A Californian Looks Southwest
Maxwell Alexander Gallery will host its first solo show by Logan Maxwell Hagege (b. 1980), who has won acclaim for his luminous oil paintings of Southwestern people and scenery. That subject matter could not have been anticipated when this lifelong Angeleno graduated from high school and began a two year, full-time course of study at Associates in Art in nearby Sherman Oaks. There he mastered both life drawing and landscape sketching, complementing his studies with private instruction from the figurative artist Steve Huston and the landscapist Joseph Mendez.
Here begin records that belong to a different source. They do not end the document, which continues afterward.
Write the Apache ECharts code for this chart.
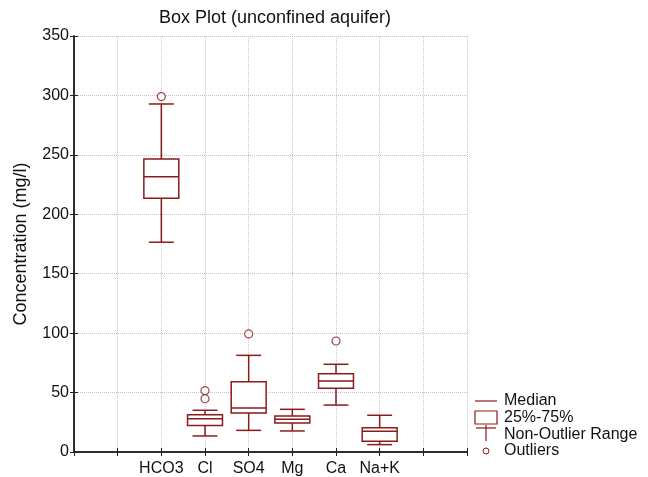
<!DOCTYPE html>
<html>
<head>
<meta charset="utf-8">
<script src="https://cdn.jsdelivr.net/npm/echarts@6/dist/echarts.min.js"></script>
<style>
  html, body { margin: 0; padding: 0; background: #fff; }
  #chart { width: 648px; height: 477px; }
</style>
</head>
<body>
<div id="chart"></div>
<script>
// Ion names and their positions on the x scale
const categories = ['HCO3', 'Cl', 'SO4', 'Mg', 'Ca', 'Na+K'];
const positions = [2, 3, 4, 5, 6, 7];

// Box statistics (mg/l): non-outlier min, 25%, median, 75%, non-outlier max
const whiskerLow  = [176.5, 13.5, 18.2, 17.7, 39.5, 6.2];
const q1          = [213.5, 22.4, 32.8, 24.4, 53.6, 9.0];
const median      = [231.5, 28.0, 37.0, 27.5, 59.7, 17.4];
const q3          = [246.5, 31.4, 59.2, 30.3, 65.9, 20.4];
const whiskerHigh = [292.8, 35.1, 81.3, 35.9, 73.8, 30.9];

// Outliers: [category index, value]
const outliers = [[0, 299], [1, 51.6], [1, 44.8], [2, 99.3], [4, 93.4]];

const yTicks = [0, 50, 100, 150, 200, 250, 300, 350];

const RED = '#8b1a1a';
const FONT = 'Liberation Sans, Arial, Helvetica, sans-serif';

const boxData = positions.map((p, i) => [p, whiskerLow[i], q1[i], median[i], q3[i], whiskerHigh[i]]);
const outlierData = outliers.map(o => [positions[o[0]], o[1]]);

const chart = echarts.init(document.getElementById('chart'), null, { renderer: 'canvas' });

function renderBox(params, api) {
  const x = api.value(0);
  const pLow = api.coord([x, api.value(1)]);
  const pQ1 = api.coord([x, api.value(2)]);
  const pMed = api.coord([x, api.value(3)]);
  const pQ3 = api.coord([x, api.value(4)]);
  const pHigh = api.coord([x, api.value(5)]);
  const unit = api.size([1, 0])[0];
  const halfBox = unit * 0.4;
  const halfCap = unit * 0.285;
  const cx = pMed[0];
  const lineStyle = { stroke: RED, lineWidth: 1.5, fill: null };
  return {
    type: 'group',
    children: [
      { type: 'line', shape: { x1: cx, y1: pHigh[1], x2: cx, y2: pQ3[1] }, style: lineStyle },
      { type: 'line', shape: { x1: cx, y1: pQ1[1], x2: cx, y2: pLow[1] }, style: lineStyle },
      { type: 'line', shape: { x1: cx - halfCap, y1: pHigh[1], x2: cx + halfCap, y2: pHigh[1] }, style: lineStyle },
      { type: 'line', shape: { x1: cx - halfCap, y1: pLow[1], x2: cx + halfCap, y2: pLow[1] }, style: lineStyle },
      { type: 'rect', shape: { x: cx - halfBox, y: pQ3[1], width: halfBox * 2, height: pQ1[1] - pQ3[1] }, style: { stroke: RED, lineWidth: 1.5, fill: '#fff' } },
      { type: 'line', shape: { x1: cx - halfBox, y1: pMed[1], x2: cx + halfBox, y2: pMed[1] }, style: lineStyle }
    ]
  };
}

const labelMap = {};
positions.forEach((p, i) => { labelMap[p] = categories[i]; });

const gridLine = { show: true, lineStyle: { color: '#c4c4c4', type: [1, 1], width: 1 } };
const frameLine = { show: true, lineStyle: { color: '#222', width: 1.5 } };

// Legend glyphs and labels drawn beside the plot
const legendX = 475, legendTextX = 504;
const legendRows = [401, 418, 435, 451];
const legendLabels = ['Median', '25%-75%', 'Non-Outlier Range', 'Outliers'];

const legendGraphics = [
  { type: 'line', shape: { x1: legendX, y1: legendRows[0], x2: legendX + 22, y2: legendRows[0] }, style: { stroke: RED, lineWidth: 1.2 } },
  { type: 'rect', shape: { x: legendX, y: legendRows[1] - 7, width: 22, height: 13 }, style: { stroke: RED, lineWidth: 1.2, fill: '#fff' } },
  { type: 'line', shape: { x1: legendX + 1, y1: legendRows[2] - 7, x2: legendX + 21, y2: legendRows[2] - 7 }, style: { stroke: RED, lineWidth: 1.2 } },
  { type: 'line', shape: { x1: legendX + 11, y1: legendRows[2] - 10, x2: legendX + 11, y2: legendRows[2] + 6 }, style: { stroke: RED, lineWidth: 1.2 } },
  { type: 'circle', shape: { cx: legendX + 11, cy: legendRows[3], r: 3 }, style: { stroke: RED, lineWidth: 1, fill: '#fff' } }
].concat(legendLabels.map((t, i) => ({
  type: 'text', x: legendTextX, y: legendRows[i],
  style: { text: t, font: '16px ' + FONT, fill: '#111', textVerticalAlign: 'middle', textBaseline: 'middle' }
})));

chart.setOption({
  animation: false,
  backgroundColor: '#fff',
  title: {
    text: 'Box Plot (unconfined aquifer)',
    left: 275, top: 9, textAlign: 'center', padding: 0,
    textStyle: { fontFamily: FONT, fontSize: 18, fontWeight: 'normal', color: '#111' }
  },
  grid: { left: 74, right: 181, top: 36, bottom: 25, containLabel: false },
  xAxis: [
    {
      type: 'value', min: 0, max: 9, interval: 1, position: 'bottom',
      axisLine: frameLine,
      axisTick: { show: true, inside: true, length: 4, lineStyle: { color: '#222' } },
      axisLabel: { fontFamily: FONT, fontSize: 16, color: '#111', margin: 9,
        formatter: v => labelMap[v] || '' },
      splitLine: gridLine
    },
    {
      type: 'value', min: 0, max: 9, interval: 1, position: 'top',
      axisLine: frameLine,
      axisTick: { show: true, inside: true, length: 4, lineStyle: { color: '#222' } },
      axisLabel: { show: false }, splitLine: { show: false }
    }
  ],
  yAxis: [
    {
      type: 'value', min: 0, max: 350, interval: 50, position: 'left',
      name: 'Concentration (mg/l)', nameLocation: 'middle', nameGap: 44, nameRotate: 90,
      nameTextStyle: { fontFamily: FONT, fontSize: 18, color: '#111' },
      axisLine: frameLine,
      axisTick: { show: true, inside: true, length: 4, lineStyle: { color: '#222' } },
      axisLabel: { fontFamily: FONT, fontSize: 16, color: '#111', margin: 5,
        formatter: v => (yTicks.indexOf(v) >= 0 ? String(v) : '') },
      splitLine: gridLine
    },
    {
      type: 'value', min: 0, max: 350, interval: 50, position: 'right',
      axisLine: frameLine,
      axisTick: { show: true, inside: true, length: 4, lineStyle: { color: '#222' } },
      axisLabel: { show: false }, splitLine: { show: false }
    }
  ],
  series: [
    {
      type: 'custom', name: 'box', xAxisIndex: 0, yAxisIndex: 0,
      renderItem: renderBox, data: boxData,
      encode: { x: 0, y: [1, 2, 3, 4, 5] }, z: 3
    },
    {
      type: 'scatter', name: 'Outliers', xAxisIndex: 0, yAxisIndex: 0,
      data: outlierData, symbol: 'circle', symbolSize: 8,
      itemStyle: { color: '#fff', borderColor: RED, borderWidth: 1.2 }, z: 4
    }
  ],
  graphic: legendGraphics
});
</script>
</body>
</html>
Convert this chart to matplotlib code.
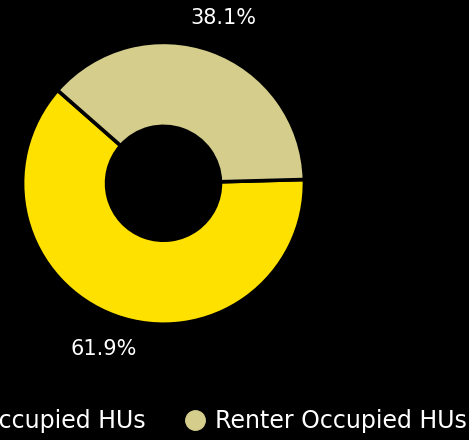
import matplotlib.pyplot as plt
from matplotlib.lines import Line2D

# housing units by tenure (percent)
categories = ['Owner Occupied HUs', 'Renter Occupied HUs']
shares = [61.9, 38.1]
colors = ['#FFE100', '#D4CD8B']

FONT = ['DejaVu Sans']
plt.rcParams['font.family'] = FONT

W, H = 469, 440
fig = plt.figure(figsize=(W / 100, H / 100), dpi=100, facecolor='black')

# donut centre (163.5, 183.3) px, outer radius 140 px
cx, cy, R = 163.5, 183.3, 140
ax = fig.add_axes([(cx - R) / W, (H - cy - R) / H, 2 * R / W, 2 * R / H])
ax.set_facecolor('black')

lw = 2.6
wedges, texts, pcts = ax.pie(
    shares, colors=colors, startangle=138.7, counterclock=True,
    radius=1.0 + lw / 1.39 / 2 / R,
    wedgeprops=dict(width=0.6, edgecolor='black', linewidth=lw),
    autopct='%.1f%%', pctdistance=1.25,
    textprops=dict(color='white', fontsize=15, fontweight='normal'))
for t in pcts:
    t.set_clip_on(False)
ax.set_xlim(-1, 1)
ax.set_ylim(-1, 1)
ax.axis('off')

handles = [Line2D([], [], ls='none', marker='o', markersize=14,
                  markerfacecolor=c, markeredgecolor=c) for c in colors]
leg = fig.legend(handles, categories, ncol=2, loc='center right',
                 bbox_to_anchor=(467 / W, 1 - 421 / H), frameon=False,
                 borderpad=0, borderaxespad=0, handlelength=1.0,
                 handletextpad=0.36, columnspacing=1.6,
                 prop=dict(family=FONT, size=17, weight='normal'))
for t in leg.get_texts():
    t.set_color('white')

fig.savefig('out.png', dpi=100, facecolor='black')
Hagege’s earliest paintings were sparkling, pastel-hued scenes of beaches and city streets, somewhat in the spirit of Joaquin Sorolla. That changed when the young man traveled with other California painters, including Calvin Liang, Mian Situ, and Charles Muench, on a plein air road trip to Arizona’s arid, and starkly beautiful, Canyon de Chelly. “The landscape felt geometric to me,” Hagege recalls, so he began using deftly drawn graphic shapes, Southwestern colors, and strong lights and shadows to depict high-desert mesas and red-rock formations, the resourceful Hopi and Navajo people, and the animals who inhibit this terrain as well as the scudding clouds for which the region is renowned. (He depicts cowboys, too.) This signature style reminds us of the simplified forms perfected by another Californian, Maynard Dixon (1875-1946), and also of later paintings by members of the Taos Society of Artists, like E. Martin Hennings (1886-1956). Even so, there is something about Hagege’s approach that reads as “now” rather than “then.”
Today, when he isn’t exploring the Southwest, Hagege can be found working in his spacious studio in a warehouse int he San Fernando Valley. We look forward to learning where his vision will transport us next.